Jumat, 25 Oktober 2019

[REVIEW BUKU] Menjala Kunang-kunang

MENJALA KUNANG-KUNANG
Penulis Ibe S.Palogai
Review Oleh Marissa Ika


“aku mencintaimu seperti api yang mencurigai asap, sebagai mula nyala sebatang kayu yang tak mengenali hutan tempat segala lebat menciptakan rahasia”


Lalu kemudian di halaman lainnya,
“aku hanya api yang belajar membakar diri sendiri, hingga akhirnya sadar, yang terbaik dari hidupku adalah abu tanpa nama akhir”
Kali pertama saya berkenalan dengan tulisan Ibe S.Palogai, tidak mau SKSD, maka saya memilih untuk menuliskan nama lengkapnya di tiap kali menulis ulasan tentang cara kami berkenalan lewat puisi-puisi dalam “Menjala Kunang-Kunang”.







Yang menarik dari puisi yang ada di “Menjala Kunang-Kunang” adalah keterhubungannya dengan momen-momen yang mungkin saja akrab dengan saya atau kamu. Dialog dengan diri sendiri. Didalam banyak puisi yang muncul di “Menjala Kunang-Kunang”  kebanyakan memiliki bentuk dialog dengan diri sendiri yang menceritakan tentang siapapun dia yang sedang diramu sekali makna kehadirannya dan kepentingannya dalam rasa.

Ada keterputus-asaan yang besar atau kepasrahan yang merana yang saya rasakan di beberapa puisi yang ada.

“aku kembali memberikan diriku jatuh dalam tangkapan jalamu
Tetapi hanya kasta kunang-kunang yang kau lerai
Lalu mengibarkannya setelah derasnya berkelip”

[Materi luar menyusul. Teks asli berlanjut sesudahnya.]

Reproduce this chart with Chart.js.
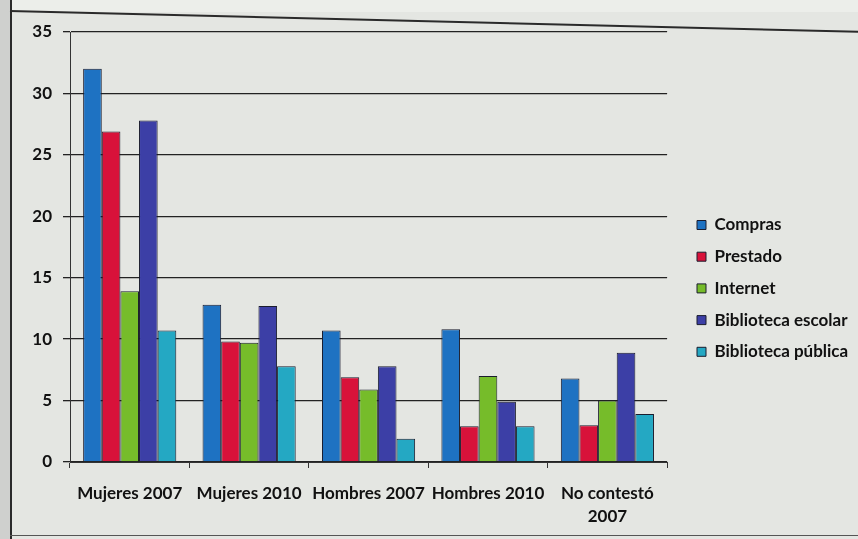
<!DOCTYPE html>
<html>
<head>
<meta charset="utf-8">
<script src="https://cdn.jsdelivr.net/npm/chart.js@4.4.1/dist/chart.umd.min.js"></script>
<style>
  html,body{margin:0;padding:0;}
  body{width:858px;height:539px;overflow:hidden;background:#e4e6e2;position:relative;font-family:Lato,sans-serif;}
  #wrap{position:absolute;left:0;top:0;width:858px;height:539px;}
  .leftstrip{position:absolute;left:0;top:0;width:10px;height:539px;background:#cfd0ce;border-right:2px solid #2a2a2a;}
  .topline{position:absolute;left:10px;top:10px;width:860px;height:0;border-top:2px solid #2a2a2a;transform-origin:0 0;transform:rotate(1.4deg);}
  .topfill{position:absolute;left:0;top:0;width:858px;height:12px;background:#eceeea;}
  .botline{position:absolute;left:10px;top:535px;width:848px;height:0;border-top:1px solid #555;}
</style>
</head>
<body>
<div class="topfill"></div>
<div class="leftstrip"></div>
<div class="topline"></div>
<div class="botline"></div>
<div id="wrap"><canvas id="c" width="858" height="539"></canvas></div>
<script>
const categories = ['Mujeres 2007', 'Mujeres 2010', 'Hombres 2007', 'Hombres 2010', ['No contestó', '2007']];
const seriesNames = ['Compras', 'Prestado', 'Internet', 'Biblioteca escolar', 'Biblioteca pública'];
const compras = [32, 12.8, 10.7, 10.8, 6.8];
const prestado = [26.9, 9.8, 6.9, 2.9, 3.0];
const internet = [13.9, 9.7, 5.9, 7.0, 5.0];
const bibEscolar = [27.8, 12.7, 7.8, 4.9, 8.9];
const bibPublica = [10.7, 7.8, 1.9, 2.9, 3.9];
const yTicks = [0, 5, 10, 15, 20, 25, 30, 35];

const seriesValues = [compras, prestado, internet, bibEscolar, bibPublica];
const colors = ['#1e72c2', '#d8123a', '#76bc2a', '#3c3fa6', '#24a8c3'];

const legendShift = {
  id: 'legendShift',
  afterLayout(chart) {
    const lg = chart.legend;
    if (!lg) return;
    const pad = lg.options.labels.padding;
    const fs = lg.options.labels.font.size;
    const w = lg.right - lg.left;
    const h = lg.bottom - lg.top;
    lg.left = 697 - pad;
    lg.right = lg.left + w;
    lg.top = 225 - fs / 2 - pad;
    lg.bottom = lg.top + h;
  }
};

new Chart(document.getElementById('c'), {
  type: 'bar',
  data: {
    labels: categories,
    datasets: seriesNames.map((name, i) => ({
      label: name,
      data: seriesValues[i],
      backgroundColor: colors[i],
      borderColor: '#1b1d2e',
      borderWidth: 1,
      categoryPercentage: 0.78,
      barPercentage: 1.0
    }))
  },
  options: {
    responsive: false,
    animation: false,
    layout: { padding: { left: 30, right: 15, top: 32, bottom: 17 } },
    plugins: {
      tooltip: { enabled: false },
      legend: {
        position: 'right',
        align: 'start',
        fullSize: false,
        labels: {
          boxWidth: 9,
          boxHeight: 9,
          padding: 14.7,
          color: '#111',
          font: { family: 'Lato', size: 17, weight: 'bold' }
        }
      }
    },
    scales: {
      x: {
        afterFit: s => { s.height = 60; },
        grid: { display: true, drawOnChartArea: false, drawTicks: true, tickLength: 6, offset: true, color: '#333' },
        border: { display: true, color: '#333', width: 1 },
        ticks: {
          color: '#111',
          padding: 14.5,
          maxRotation: 0,
          autoSkip: false,
          font: { family: 'Lato', size: 17, weight: 'bold', lineHeight: 1.35 }
        }
      },
      y: {
        min: 0,
        max: 35,
        afterFit: s => { s.width = 40; },
        afterBuildTicks: s => { s.ticks = yTicks.map(v => ({ value: v })); },
        grid: { color: '#222', lineWidth: 1.3, tickLength: 7 },
        border: { display: true, color: '#333', width: 1 },
        ticks: {
          color: '#111',
          padding: 11,
          font: { family: 'Lato', size: 17, weight: 'bold' }
        }
      }
    }
  },
  plugins: [legendShift]
});
</script>
</body>
</html>
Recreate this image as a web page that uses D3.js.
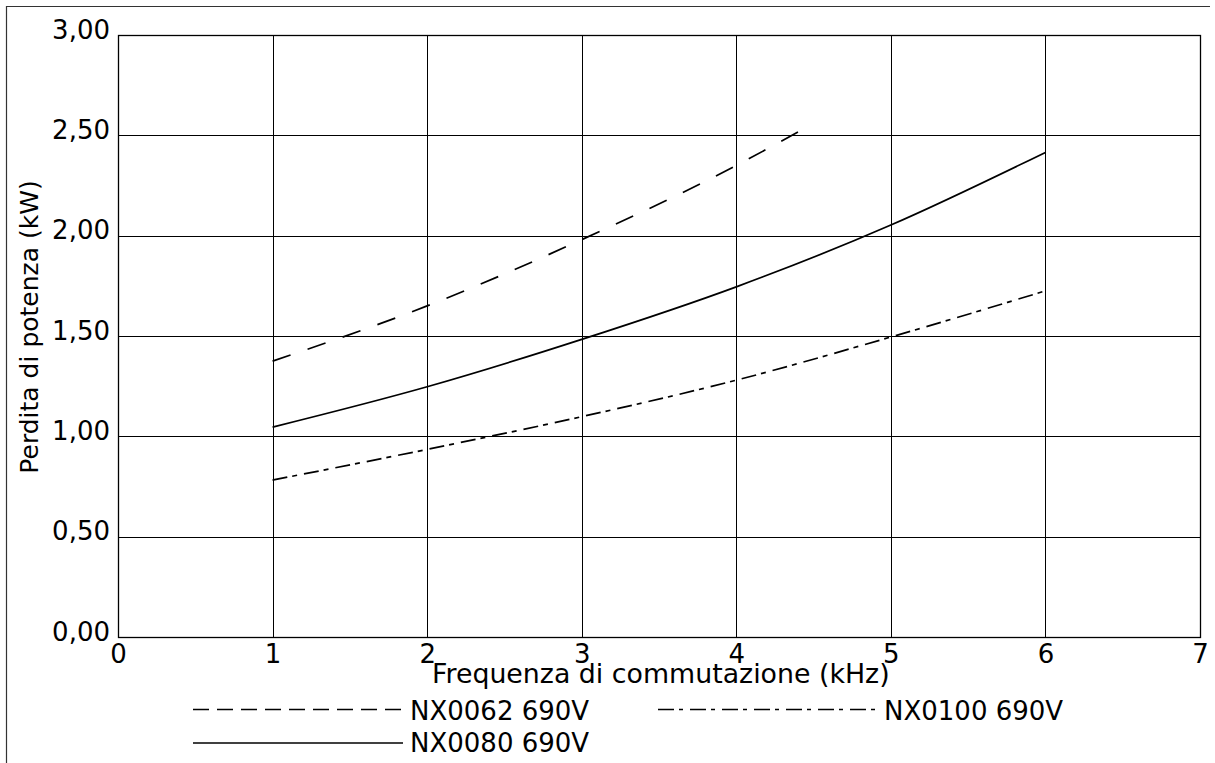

Dan pengakuan atas cinta yang mungkin kemudian baru disadari bentuknya. Entah karena ketergesaan mengenal atau sedemikian larut terhadap biaya laten terpukaunya puan dan tuan maupun sebaliknya. Dalam “Menjala Kunang-Kunang”  saya diajak kembali memberikan waktu sebentar untuk akrab lagi dengan perasaan mencintai tapi jauh dari beberapa puisi tidak berjudul dalam buku Ibe S.Palogai. Seperti saat saya dan mungkin juga kamu juga sendirian dalam pikiran-pikiran sendiri di beberapa saat dalam malam atau siang, ada saja yang kemudian yang merasuk memikirkan banyak hal salah satunya perasaan, karena cicilan rumah dan tagihan air tidak menarik dan sudah mengambil ruang yang banyak di pikiran, jadi tak perlulah dipikirkan lagi.


“aku mencintaimu seperti mata pancing yang keliru
mengait ikan pendendam dari sungai dan kini liar di akuarium
sebagai pandang keruh kesepian jiwa kita” 


Menjala kunang-kunang bagi saya menyadarkan bahwa cinta dan mencintai dalam kekosongan dapat membuat gambaran fana yang adiktif tentang nikmatnya dicintai, tanpa sepenuhnya sadar sedang larut dalam bahaya laten komitmen pada sesuatu yang tidak pasti. Tapi, mungkin itu nikmatnya, berada dalam ketidakpastian dan sepenuhnya berada dalam candu masa kini pelan-pelan. Seperti kunang-kunang pada malam terang saat malam, lalu menjerat para pencarinya untuk menyimpannya dalam toples hanya untuk menemukan cahaya tak lagi terang saat sang surya muncul.